What's new at the Jewish Museum Berlin
August 19, 2020One thing has not changed: The architecture of the museum designed by Daniel Libeskind has a significant impact on the new core exhibition of the Jewish Museum Berlin. The building, which opened in 2001, is characterized by its angular structures and metal walls, with notches and gaps symbolizing the abysses and catastrophes in Jewish culture over the millennia.
The long, semi-dark corridors of the basement of the Libeskind building still serve as the entrance to the new permanent exhibition, which will be inaugurated with the reopening of the museum on Sunday, August 23, after its coronavirus-related closure. At the intersections of these corridors are empty spaces, or "voids," as Libeskind calls them. Rooms without exhibits emerge from the building's zig-zag architecture, serving as a space for thoughts and memories. A steep staircase then leads to the asymmetrical halls, where the story of the Jews from the Middle Ages to the present day is told.
New perspectives, a different focus
A team of 20 people redesigned the exhibition over the past two and a half years. "The history of the Jews has not changed, but our perspective on it has," says Hetty Berg, who took on her position as the new director of the Jewish Museum in the middle of the coronavirus closure. "Society is changing, and with it the Jewish Museum Berlin's audience, and the exhibition takes this into consideration. It shows the diversity of Judaism and encourages visitors to look at Jewish culture in the past and present from different perspectives."
By 2017, 11 million visitors had seen the previous version of the core exhibition inaugurated in 2001. "We set different priorities than we did 20 years ago," says Cilly Kugelmann, the chief curator of the current exhibition.
Unlike the previous one, the new show does not tell the 1,700-year history in a strict chronological order. The tour alternates between historical epochs and insights into topics of Jewish life: What is the function of the Torah? What is kosher, and what is the idea behind this concept? What does the Shabbat mean? What was the impact of book printing?
The themed rooms explore Jewish culture and traditions through multi-sensorial exhibits, colors and sound installations, as well as works of art such as Anselm Kiefer's Breaking of the Vessels (Shevirat ha-Kelim), an interpretation of the creation myths of the Kabbalah. Most of the objects presented come from the museum's own collection, including valuable paintings such as Max Liebermann's Biergarten near Wannsee.
The topic of anti-Semitism, which runs through many epochs, is dealt with in a separate, cinema-like room in which short films aim to stimulate debate by presenting four contemporary anti-Semitic case studies that historians and sociologists classify from different perspectives.
"We experience a lot of anti-Semitism, in words and in deeds," explained Hetty Berg, which makes the museum's task of telling Jewish life from a Jewish perspective all the more relevant.

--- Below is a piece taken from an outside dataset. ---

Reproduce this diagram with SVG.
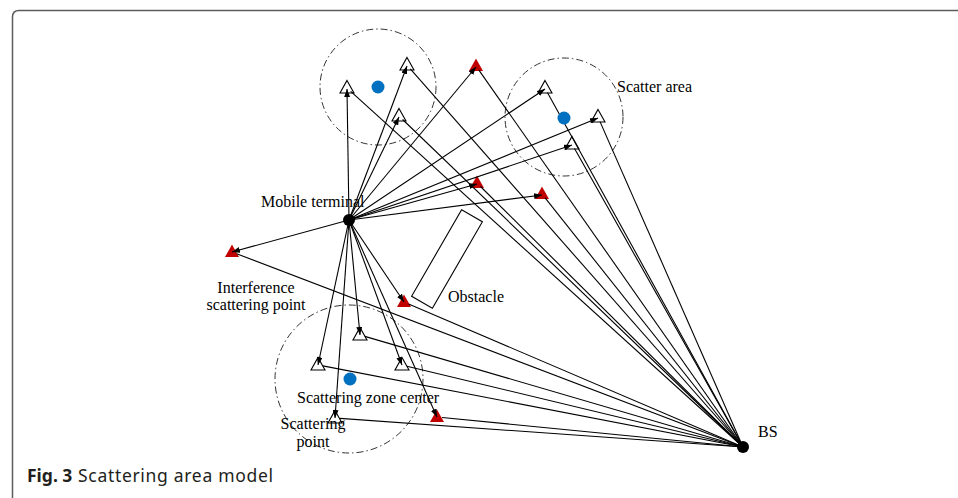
<svg xmlns="http://www.w3.org/2000/svg" width="958" height="498" viewBox="0 0 958 498">
  <defs>
    <marker id="arrow" markerUnits="userSpaceOnUse" markerWidth="8" markerHeight="6" refX="8" refY="3" orient="auto">
      <path d="M0,0 L8,3 L0,6 Z" fill="#000"/>
    </marker>
    <polygon id="tri" points="0,-7.5 7,5 -7,5"/>
  </defs>
  <style>
    .frame { fill: none; stroke: #5c5c5c; stroke-width: 1.5; }
    .zone { fill: none; stroke: #333; stroke-width: 1; stroke-dasharray: 7 3 1.5 3; }
    .center { fill: #0070c0; }
    .hollow { fill: #fff; stroke: #000; stroke-width: 1.1; }
    .interf { fill: #c00000; }
    .terminal { fill: #000; }
    .obstacle { fill: #fff; stroke: #000; stroke-width: 1.1; }
    .link { stroke: #000; stroke-width: 1.1; fill: none; }
    .tx { stroke: #000; stroke-width: 1.1; fill: none; marker-end: url(#arrow); }
    .lbl { font-family: "Liberation Serif", "Times New Roman", serif; font-size: 16px; fill: #000; }
    .cap { font-family: "Noto Sans", "Open Sans", sans-serif; font-size: 17.5px; fill: #231f20; }
  </style>

  <rect width="958" height="498" fill="#fff"/>
  <!-- figure frame -->
  <path class="frame" d="M12.5,498 V17 Q12.5,10.5 19,10.5 H958"/>

  <!-- scatter areas -->
  <g id="area-top-left"><circle class="zone" cx="378" cy="87" r="58"/></g>
  <g id="area-top-right"><circle class="zone" cx="564" cy="117" r="59"/></g>
  <g id="area-bottom"><circle class="zone" cx="349" cy="379" r="74"/></g>

  <!-- obstacle -->
  <g id="obstacle"><rect class="obstacle" x="-12" y="-50" width="24" height="100" transform="translate(447,259) rotate(30)"/></g>

  <!-- scattering points -->
  <g id="sp-t1"><use href="#tri" class="hollow" x="347" y="88"/></g>
  <g id="sp-t2"><use href="#tri" class="hollow" x="407" y="65"/></g>
  <g id="sp-t3"><use href="#tri" class="hollow" x="399" y="116"/></g>
  <g id="sp-t4"><use href="#tri" class="hollow" x="545" y="88"/></g>
  <g id="sp-t5"><use href="#tri" class="hollow" x="598" y="117"/></g>
  <g id="sp-t6"><use href="#tri" class="hollow" x="572" y="144"/></g>
  <g id="sp-t7"><use href="#tri" class="hollow" x="360" y="335"/></g>
  <g id="sp-t8"><use href="#tri" class="hollow" x="318" y="365"/></g>
  <g id="sp-t9"><use href="#tri" class="hollow" x="402" y="365"/></g>
  <g id="sp-t10"><use href="#tri" class="hollow" x="335" y="418"/></g>

  <!-- interference scattering points -->
  <g id="ip-r1"><use href="#tri" class="interf" x="476" y="66"/></g>
  <g id="ip-r2"><use href="#tri" class="interf" x="477" y="183"/></g>
  <g id="ip-r3"><use href="#tri" class="interf" x="542" y="194"/></g>
  <g id="ip-r4"><use href="#tri" class="interf" x="232" y="252"/></g>
  <g id="ip-r5"><use href="#tri" class="interf" x="404" y="302"/></g>
  <g id="ip-r6"><use href="#tri" class="interf" x="437" y="417"/></g>

  <!-- propagation paths -->
  <g id="connectors">
    <!-- terminal to scatterers -->
    <line class="tx" x1="349" y1="220" x2="347" y2="89"/>
    <line class="tx" x1="349" y1="220" x2="407" y2="66"/>
    <line class="tx" x1="349" y1="220" x2="399" y2="117"/>
    <line class="tx" x1="349" y1="220" x2="476" y2="67"/>
    <line class="tx" x1="349" y1="220" x2="545" y2="89"/>
    <line class="tx" x1="349" y1="220" x2="598" y2="118"/>
    <line class="tx" x1="349" y1="220" x2="572" y2="145"/>
    <line class="tx" x1="349" y1="220" x2="477" y2="184"/>
    <line class="tx" x1="349" y1="220" x2="542" y2="195"/>
    <line class="tx" x1="349" y1="220" x2="232" y2="252"/>
    <line class="tx" x1="349" y1="220" x2="404" y2="302"/>
    <line class="tx" x1="349" y1="220" x2="360" y2="335"/>
    <line class="tx" x1="349" y1="220" x2="318" y2="365"/>
    <line class="tx" x1="349" y1="220" x2="402" y2="365"/>
    <line class="tx" x1="349" y1="220" x2="335" y2="418"/>
    <line class="tx" x1="349" y1="220" x2="437" y2="417"/>
    <!-- scatterers to base station -->
    <line class="link" x1="350.7" y1="91.4" x2="743" y2="447"/>
    <line class="link" x1="410.3" y1="68.8" x2="743" y2="447"/>
    <line class="link" x1="402.6" y1="119.5" x2="743" y2="447"/>
    <line class="link" x1="478.9" y1="70.1" x2="743" y2="447"/>
    <line class="link" x1="547.4" y1="92.4" x2="743" y2="447"/>
    <line class="link" x1="600" y1="121.6" x2="743" y2="447"/>
    <line class="link" x1="574.5" y1="148.4" x2="743" y2="447"/>
    <line class="link" x1="480.5" y1="186.5" x2="743" y2="447"/>
    <line class="link" x1="545.1" y1="197.9" x2="743" y2="447"/>
    <line class="link" x1="236.7" y1="253.8" x2="743" y2="447"/>
    <line class="link" x1="408.6" y1="304" x2="743" y2="447"/>
    <line class="link" x1="364.8" y1="336.4" x2="743" y2="447"/>
    <line class="link" x1="322.9" y1="365.9" x2="743" y2="447"/>
    <line class="link" x1="406.9" y1="366.2" x2="743" y2="447"/>
    <line class="link" x1="340" y1="418.4" x2="743" y2="447"/>
    <line class="link" x1="442" y1="417.5" x2="743" y2="447"/>
  </g>

  <!-- scattering zone centers -->
  <g id="center-top-left"><circle class="center" cx="378" cy="87" r="6.5"/></g>
  <g id="center-top-right"><circle class="center" cx="564" cy="118" r="6.5"/></g>
  <g id="center-bottom"><circle class="center" cx="350" cy="379" r="6.5"/></g>

  <!-- terminal and base station -->
  <g id="mobile-terminal"><circle class="terminal" cx="349" cy="220" r="6"/></g>
  <g id="base-station"><circle class="terminal" cx="743" cy="447" r="6"/></g>

  <!-- labels -->
  <g id="labels">
    <text class="lbl" x="617" y="92">Scatter area</text>
    <text class="lbl" x="261" y="207">Mobile terminal</text>
    <text class="lbl" x="256" y="293" text-anchor="middle">Interference</text>
    <text class="lbl" x="256" y="310" text-anchor="middle">scattering point</text>
    <text class="lbl" x="448" y="302">Obstacle</text>
    <text class="lbl" x="297" y="403">Scattering zone center</text>
    <text class="lbl" x="313" y="429" text-anchor="middle">Scattering</text>
    <text class="lbl" x="313" y="447" text-anchor="middle">point</text>
    <text class="lbl" x="758" y="437">BS</text>
  </g>

  <!-- caption -->
  <text class="cap" y="482"><tspan x="27" font-weight="bold">Fig. 3</tspan><tspan x="78" textLength="195" lengthAdjust="spacing">Scattering area model</tspan></text>
</svg>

The largest Jewish museum in Europe
"This museum explores the 1,700 years of German-Jewish history, including the diversity of Jewish life in Germany," said Minister of State for Culture and Media Monika Grütters at a press presentation ahead of the opening. She added that it provides insight into Jewish culture's wealth and the multitude of perspectives, all while documenting the distressing anti-Semitic marginalization and violence which is ongoing today.
The museum "will presumably attract even more attention than other Jewish museums, not only as the largest Jewish museum in Europe, but also and above all because it is located in Berlin, the city where the Nazis initiated and planned the systematic genocide of European Jews, the barbaric killing machinery through which 6 million Jews were murdered," said Grütters.
Focus on relations between Jews and non-Jews
The relationship between Jews and their non-Jewish environment is at the center of the show and is covered in five historical chapters: from the beginnings of Jewish life in Ashkenaz, the medieval rabbinical name for Germany, to the emancipation movements in the 19th century, and from the rise of National Socialism to today's diverse developments.
There is also space given to the post-WWII period, with one series of portraits offering a light-hearted break to the previous horrors of history, featuring caricatures of Jewish actors, singers and scientists, from Albert Einstein and Claude Lévy-Strauss to Hannah Arendt and Lilly Palmer.
The exhibition ends with a video installation, a polyphonic final chorus in which Jews speak on 21 monitors about their being Jewish in Germany.
And then the show closes with a quote by philosopher Ernst Bloch: "…without expropriation and alienation, in real democracy, there arises in the world something which shines into the childhood of all and in which no one has yet been: a homeland."